Wogan, who became famous in the UK as one of the original voices of Radio 1 before switching to television with ATV Network productions Saturday Variety and his first chat show – Lunchtime with Wogan [pictured left], told the Mail on Sunday that some of the highest earners at the BBC could take a pay cut of up to 15%.
Terry switched to BBC One and throughout the 1980s and early 1990s his live TV chat show – Wogan – became host to many big star names, with shows even airing from America.
But the 71-year-old believes those days of high spending and lavish living are over.
“The good old days have passed… …You have to be responsible. The audience would be unhappy if they thought you were being overpaid. If they’re going to start cutting working people’s wages, you can’t say you’re in a privileged position because you work in television.
“Frankly, salaries were far too high. They could stand to take a 10 to 15% cut. If the public sector is taking that, I see no reason why everybody shouldn’t.” he told the Mail on Sunday.
Wogan, who fronts telethon BBC Children In Need every November and continues to host programming on BBC Radio 2, added that he had reduced his pay packet.
He continued, “People are worried where their hard-earned money is going, and the BBC is a visible target.”
The BBC has faced criticism for the amount it spends paying senior executives and high profile presenters. The corporation also told ATV it had funding problems in some of its core departments, such as publicity. While channel Five, MTV and FX can afford to provide all media outlets with preview DVDs and material, the BBC said they couldn’t afford to do likewise – despite higher ratings and budgets. Others have also accused the beeb of being far too commercial.
ATV TV critic Mike Watkins says: “The days when the BBC aired as the sole broadcaster in the UK are long gone. It doesn’t need to provide ‘entertainment’ anymore as its original charter suggested. Those entertainment shows are clearly rating-hunting and commercial, so maybe its time to draw a line. Anything commercial could be funded so, any ‘public service’ programming such as quality news, current affairs and children’s, should be paid by a much reduced licence fee.

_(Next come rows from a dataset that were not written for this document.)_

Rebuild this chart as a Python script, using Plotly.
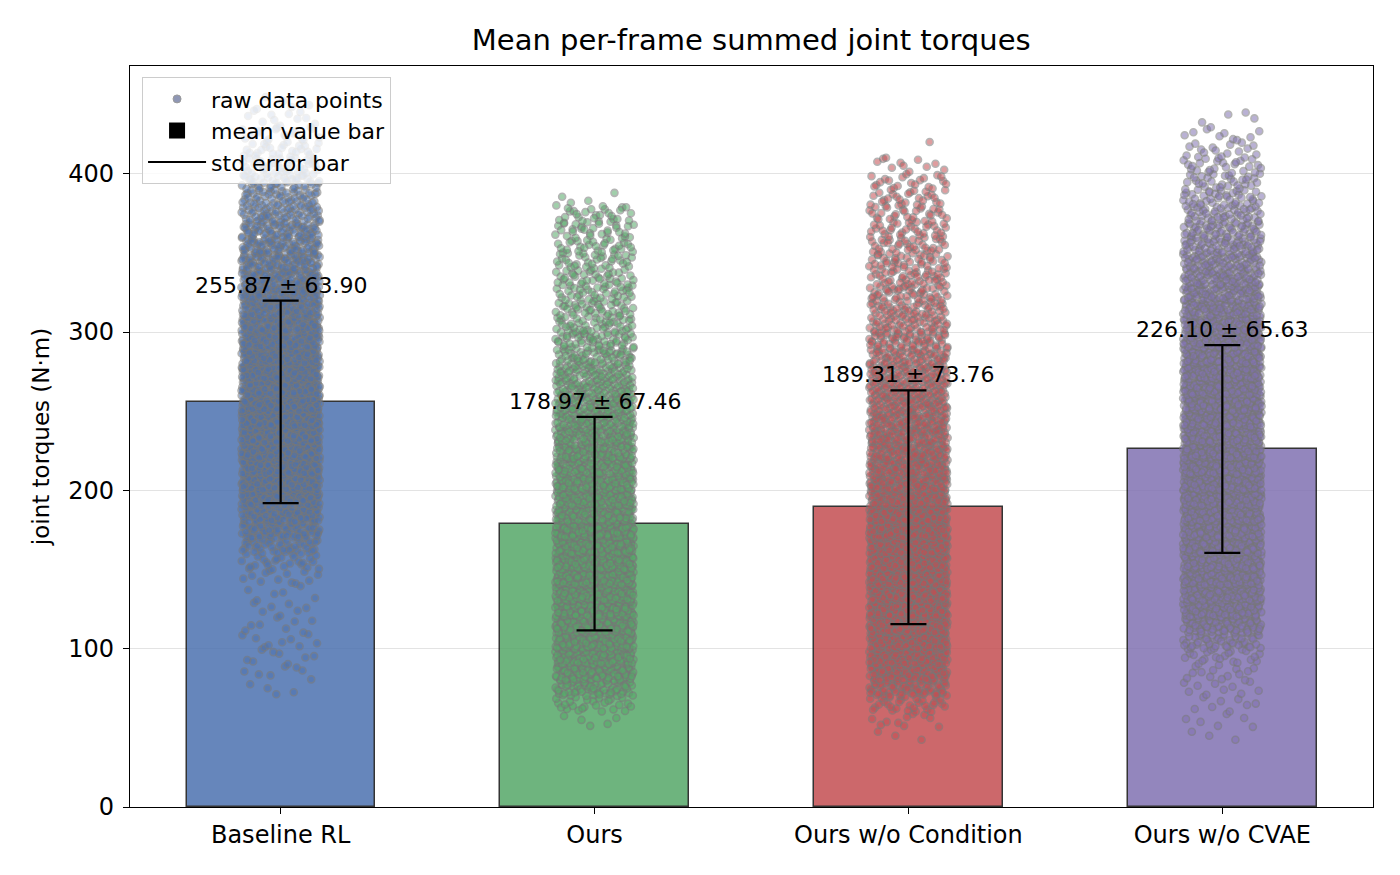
import plotly.graph_objects as go

# ---- data ----
methods = ["Baseline RL", "Ours", "Ours w/o Condition", "Ours w/o CVAE"]
mean_vals = [255.87, 178.97, 189.31, 226.10]
std_vals = [63.90, 67.46, 73.76, 65.63]

# raw points, estimated as counts per 10 N·m bin (bins start at 40, 50, ... 440)
bin_start = 40
bin_size = 10
counts_baseline = [0, 0, 0, 4, 7, 8, 9, 8, 7, 6, 12, 25, 45, 70, 95, 115, 130, 140, 150, 155, 160,
                   160, 160, 158, 150, 140, 130, 120, 110, 100, 90, 80, 70, 60, 50, 42, 34, 26, 18, 11, 5]
counts_ours = [0, 5, 25, 65, 100, 120, 135, 145, 150, 150, 150, 150, 150, 148, 145, 140, 132, 124, 115, 105, 96,
               86, 76, 66, 58, 50, 44, 40, 37, 35, 33, 31, 29, 25, 4, 0, 0, 0, 0, 0, 0]
counts_no_cond = [3, 10, 30, 65, 100, 120, 135, 145, 150, 152, 152, 150, 148, 145, 140, 135, 128, 120, 112, 104, 96,
                  88, 80, 72, 65, 58, 52, 47, 43, 40, 37, 34, 31, 28, 25, 20, 10, 2, 0, 0, 0]
counts_no_cvae = [3, 6, 8, 10, 14, 22, 45, 80, 105, 120, 132, 140, 145, 148, 150, 152, 154, 155, 155, 155, 154,
                  152, 148, 142, 134, 125, 115, 105, 95, 85, 75, 65, 55, 46, 38, 30, 24, 17, 10, 4, 0]
point_counts = [counts_baseline, counts_ours, counts_no_cond, counts_no_cvae]

bar_colors = ["#4C72B0", "#55A868", "#C44E52", "#8172B2"]


def radical_inverse(i, base):
    # deterministic low-discrepancy spread used for the jitter layout
    f, r = 1.0, 0.0
    while i > 0:
        f /= base
        r += f * (i % base)
        i //= base
    return r


fig = go.Figure()

# bars
fig.add_trace(go.Bar(
    x=list(range(len(methods))), y=mean_vals, width=0.6,
    marker=dict(color=bar_colors, opacity=0.85, line=dict(color="#111111", width=1.5)),
    showlegend=False, hoverinfo="skip"))

# jittered raw points
for i, counts in enumerate(point_counts):
    xs, ys = [], []
    k = 1
    for b, n in enumerate(counts):
        lo = bin_start + b * bin_size
        for _ in range(n):
            ys.append(lo + bin_size * radical_inverse(k, 2))
            xs.append(i + 0.125 * (2 * radical_inverse(k, 3) - 1))
            k += 1
    fig.add_trace(go.Scatter(
        x=xs, y=ys, mode="markers",
        marker=dict(size=7, color=bar_colors[i], opacity=0.55,
                    line=dict(color="#777777", width=1.6)),
        showlegend=False, hoverinfo="skip"))

# std error bars
fig.add_trace(go.Scatter(
    x=list(range(len(methods))), y=mean_vals, mode="markers",
    marker=dict(size=1, color="rgba(0,0,0,0)"),
    error_y=dict(type="data", array=std_vals, color="black", thickness=2.2, width=18),
    showlegend=False, hoverinfo="skip"))

# value labels
for i, (m, s) in enumerate(zip(mean_vals, std_vals)):
    fig.add_annotation(x=i, y=m + s, text=f"{m:.2f} ± {s:.2f}", showarrow=False,
                       yanchor="bottom", yshift=1, font=dict(size=22, color="black"))

# legend entries
fig.add_trace(go.Scatter(x=[None], y=[None], mode="markers", name="raw data points",
                         marker=dict(size=8, color="#8f97b5", line=dict(color="#9a9a9a", width=1))))
fig.add_trace(go.Scatter(x=[None], y=[None], mode="markers", name="mean value bar",
                         marker=dict(size=26, symbol="square", color="black")))
fig.add_trace(go.Scatter(x=[None], y=[None], mode="lines", name="std error bar",
                         line=dict(color="black", width=2)))

fig.update_layout(
    width=1384, height=859,
    margin=dict(l=122, r=19, t=58, b=60),
    paper_bgcolor="white", plot_bgcolor="white",
    font=dict(family="DejaVu Sans", size=24, color="black"),
    title=dict(text="Mean per-frame summed joint torques", x=0.537, xanchor="center",
               y=0.9627, yanchor="middle", font=dict(size=29)),
    legend=dict(x=0.0097, y=0.985, xanchor="left", yanchor="top",
                bgcolor="rgba(255,255,255,0.8)", bordercolor="#cccccc", borderwidth=1,
                font=dict(size=22), itemsizing="trace", itemwidth=58, tracegroupgap=0),
    bargap=0,
)
fig.update_xaxes(range=[-0.48, 3.48], tickvals=list(range(len(methods))), ticktext=methods,
                 showline=True, mirror=True, linecolor="black", linewidth=1.3,
                 ticks="outside", ticklen=6, tickcolor="black", showgrid=False, zeroline=False)
fig.update_yaxes(range=[0, 468], tickvals=[0, 100, 200, 300, 400], ticklabelstandoff=4,
                 title=dict(text="joint torques (N·m)", standoff=12, font=dict(size=23)),
                 showline=True, mirror=True, linecolor="black", linewidth=1.3,
                 ticks="outside", ticklen=6, tickcolor="black",
                 showgrid=True, gridcolor="#e3e3e3", gridwidth=1, zeroline=False)

fig.write_html("out.html")
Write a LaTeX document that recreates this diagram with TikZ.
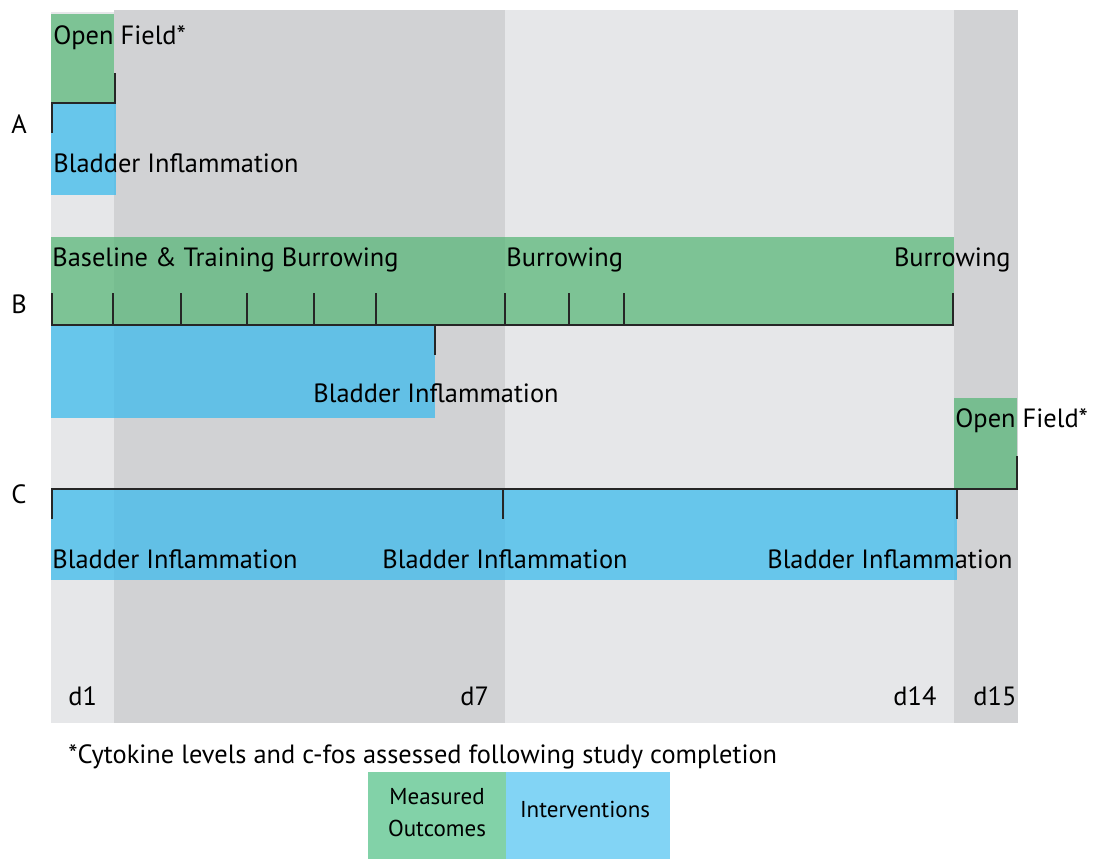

“The fact their publicity department cannot afford the basics suggests either mis-management or a very poor distribution of the millions of pounds in funding the BBC takes for granted every year. We have to make money out of adverts, basically they’re saying your competitors can have it, but you can’t. I would suggest that is anti competitive and the government needs to look into how the BBC operate if this is down to money problems.”